*** DATASET RECORDS ***

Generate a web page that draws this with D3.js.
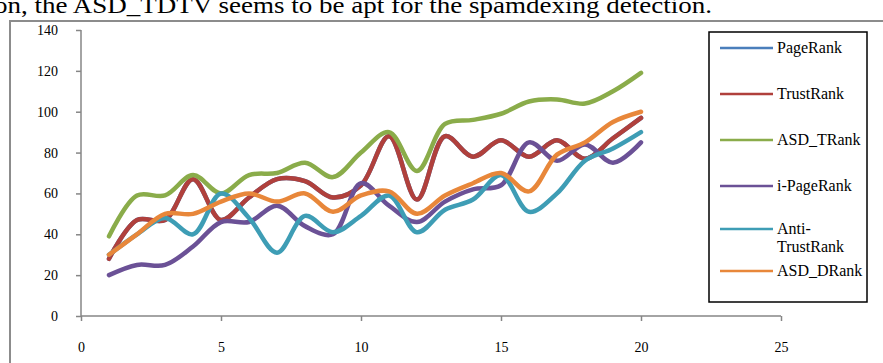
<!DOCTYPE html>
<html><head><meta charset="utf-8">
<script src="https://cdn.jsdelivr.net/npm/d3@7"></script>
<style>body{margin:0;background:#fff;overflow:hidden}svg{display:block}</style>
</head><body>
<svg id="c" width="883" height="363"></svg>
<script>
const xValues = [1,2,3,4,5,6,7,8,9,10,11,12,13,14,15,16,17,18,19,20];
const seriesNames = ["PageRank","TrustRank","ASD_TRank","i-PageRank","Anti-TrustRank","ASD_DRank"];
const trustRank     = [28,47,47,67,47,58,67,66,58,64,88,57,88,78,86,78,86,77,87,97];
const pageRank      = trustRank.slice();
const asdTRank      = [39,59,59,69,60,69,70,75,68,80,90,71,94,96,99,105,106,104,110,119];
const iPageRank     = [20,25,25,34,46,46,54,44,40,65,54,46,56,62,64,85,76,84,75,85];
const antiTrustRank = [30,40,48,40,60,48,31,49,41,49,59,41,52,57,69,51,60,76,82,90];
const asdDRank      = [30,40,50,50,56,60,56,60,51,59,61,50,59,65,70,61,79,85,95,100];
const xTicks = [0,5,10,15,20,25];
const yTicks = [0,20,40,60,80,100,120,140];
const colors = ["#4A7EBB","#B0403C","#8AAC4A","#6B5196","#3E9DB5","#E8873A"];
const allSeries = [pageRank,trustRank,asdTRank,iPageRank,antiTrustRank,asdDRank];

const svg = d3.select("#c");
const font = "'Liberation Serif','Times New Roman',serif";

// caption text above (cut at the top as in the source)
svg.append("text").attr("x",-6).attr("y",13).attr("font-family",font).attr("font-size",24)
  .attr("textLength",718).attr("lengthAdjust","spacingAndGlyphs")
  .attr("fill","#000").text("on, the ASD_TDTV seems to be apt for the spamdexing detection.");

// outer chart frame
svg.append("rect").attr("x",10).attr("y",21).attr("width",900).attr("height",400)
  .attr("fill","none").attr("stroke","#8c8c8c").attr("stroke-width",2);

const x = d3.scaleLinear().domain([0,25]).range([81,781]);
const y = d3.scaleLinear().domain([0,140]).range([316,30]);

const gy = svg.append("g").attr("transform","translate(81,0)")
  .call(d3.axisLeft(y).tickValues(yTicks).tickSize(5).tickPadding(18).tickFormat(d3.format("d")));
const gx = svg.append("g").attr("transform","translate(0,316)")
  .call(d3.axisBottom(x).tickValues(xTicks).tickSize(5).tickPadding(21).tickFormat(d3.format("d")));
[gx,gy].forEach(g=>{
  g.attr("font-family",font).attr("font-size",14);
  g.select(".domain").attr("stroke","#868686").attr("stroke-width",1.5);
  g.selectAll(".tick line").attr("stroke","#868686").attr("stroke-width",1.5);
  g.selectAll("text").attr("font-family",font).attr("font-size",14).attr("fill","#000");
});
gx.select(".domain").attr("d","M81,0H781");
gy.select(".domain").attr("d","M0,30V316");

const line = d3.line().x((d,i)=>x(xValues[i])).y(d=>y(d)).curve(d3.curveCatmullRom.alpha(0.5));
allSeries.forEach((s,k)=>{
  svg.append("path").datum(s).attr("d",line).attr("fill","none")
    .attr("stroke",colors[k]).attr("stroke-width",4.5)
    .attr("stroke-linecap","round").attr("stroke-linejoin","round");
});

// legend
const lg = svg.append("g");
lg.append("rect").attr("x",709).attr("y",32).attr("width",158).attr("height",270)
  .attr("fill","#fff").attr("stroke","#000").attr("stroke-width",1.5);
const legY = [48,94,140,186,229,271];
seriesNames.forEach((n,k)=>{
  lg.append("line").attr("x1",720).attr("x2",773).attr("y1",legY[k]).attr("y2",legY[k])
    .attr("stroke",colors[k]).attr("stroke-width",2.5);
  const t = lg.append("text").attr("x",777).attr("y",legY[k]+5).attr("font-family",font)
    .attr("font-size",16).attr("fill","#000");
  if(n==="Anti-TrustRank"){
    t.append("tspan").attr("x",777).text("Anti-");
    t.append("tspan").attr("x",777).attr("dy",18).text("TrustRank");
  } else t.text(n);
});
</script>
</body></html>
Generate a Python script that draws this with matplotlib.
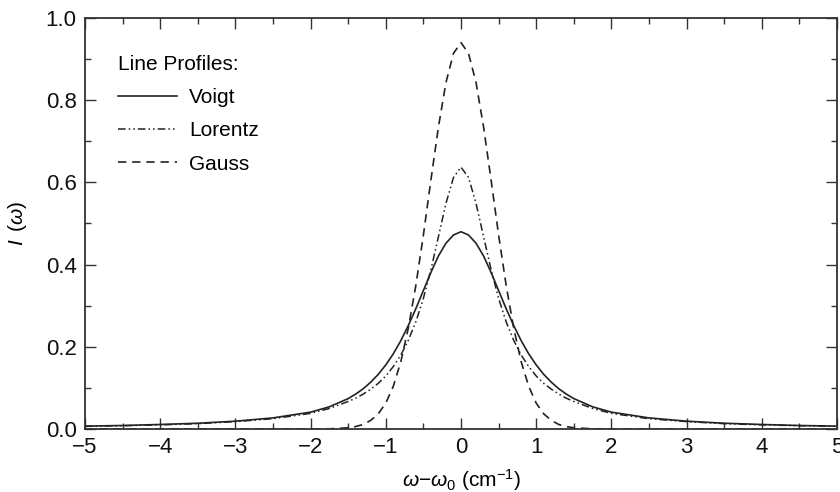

***

● SET EXERCISE
Write out each line of the data exactly; the images should be left out.

● TASK RESULT
Generate a web page that draws this with D3.js.
<!DOCTYPE html>
<html><head><meta charset="utf-8">
<script src="https://cdn.jsdelivr.net/npm/d3@7"></script>
<style>body{margin:0;background:#fff;overflow:hidden}svg{display:block}</style>
</head><body>
<svg id="c" width="883" height="363"></svg>
<script>
const xValues = [1,2,3,4,5,6,7,8,9,10,11,12,13,14,15,16,17,18,19,20];
const seriesNames = ["PageRank","TrustRank","ASD_TRank","i-PageRank","Anti-TrustRank","ASD_DRank"];
const trustRank     = [28,47,47,67,47,58,67,66,58,64,88,57,88,78,86,78,86,77,87,97];
const pageRank      = trustRank.slice();
const asdTRank      = [39,59,59,69,60,69,70,75,68,80,90,71,94,96,99,105,106,104,110,119];
const iPageRank     = [20,25,25,34,46,46,54,44,40,65,54,46,56,62,64,85,76,84,75,85];
const antiTrustRank = [30,40,48,40,60,48,31,49,41,49,59,41,52,57,69,51,60,76,82,90];
const asdDRank      = [30,40,50,50,56,60,56,60,51,59,61,50,59,65,70,61,79,85,95,100];
const xTicks = [0,5,10,15,20,25];
const yTicks = [0,20,40,60,80,100,120,140];
const colors = ["#4A7EBB","#B0403C","#8AAC4A","#6B5196","#3E9DB5","#E8873A"];
const allSeries = [pageRank,trustRank,asdTRank,iPageRank,antiTrustRank,asdDRank];

const svg = d3.select("#c");
const font = "'Liberation Serif','Times New Roman',serif";

// caption text above (cut at the top as in the source)
svg.append("text").attr("x",-6).attr("y",13).attr("font-family",font).attr("font-size",24)
  .attr("textLength",718).attr("lengthAdjust","spacingAndGlyphs")
  .attr("fill","#000").text("on, the ASD_TDTV seems to be apt for the spamdexing detection.");

// outer chart frame
svg.append("rect").attr("x",10).attr("y",21).attr("width",900).attr("height",400)
  .attr("fill","none").attr("stroke","#8c8c8c").attr("stroke-width",2);

const x = d3.scaleLinear().domain([0,25]).range([81,781]);
const y = d3.scaleLinear().domain([0,140]).range([316,30]);

const gy = svg.append("g").attr("transform","translate(81,0)")
  .call(d3.axisLeft(y).tickValues(yTicks).tickSize(5).tickPadding(18).tickFormat(d3.format("d")));
const gx = svg.append("g").attr("transform","translate(0,316)")
  .call(d3.axisBottom(x).tickValues(xTicks).tickSize(5).tickPadding(21).tickFormat(d3.format("d")));
[gx,gy].forEach(g=>{
  g.attr("font-family",font).attr("font-size",14);
  g.select(".domain").attr("stroke","#868686").attr("stroke-width",1.5);
  g.selectAll(".tick line").attr("stroke","#868686").attr("stroke-width",1.5);
  g.selectAll("text").attr("font-family",font).attr("font-size",14).attr("fill","#000");
});
gx.select(".domain").attr("d","M81,0H781");
gy.select(".domain").attr("d","M0,30V316");

const line = d3.line().x((d,i)=>x(xValues[i])).y(d=>y(d)).curve(d3.curveCatmullRom.alpha(0.5));
allSeries.forEach((s,k)=>{
  svg.append("path").datum(s).attr("d",line).attr("fill","none")
    .attr("stroke",colors[k]).attr("stroke-width",4.5)
    .attr("stroke-linecap","round").attr("stroke-linejoin","round");
});

// legend
const lg = svg.append("g");
lg.append("rect").attr("x",709).attr("y",32).attr("width",158).attr("height",270)
  .attr("fill","#fff").attr("stroke","#000").attr("stroke-width",1.5);
const legY = [48,94,140,186,229,271];
seriesNames.forEach((n,k)=>{
  lg.append("line").attr("x1",720).attr("x2",773).attr("y1",legY[k]).attr("y2",legY[k])
    .attr("stroke",colors[k]).attr("stroke-width",2.5);
  const t = lg.append("text").attr("x",777).attr("y",legY[k]+5).attr("font-family",font)
    .attr("font-size",16).attr("fill","#000");
  if(n==="Anti-TrustRank"){
    t.append("tspan").attr("x",777).text("Anti-");
    t.append("tspan").attr("x",777).attr("dy",18).text("TrustRank");
  } else t.text(n);
});
</script>
</body></html>
Generate a Python script that draws this with matplotlib.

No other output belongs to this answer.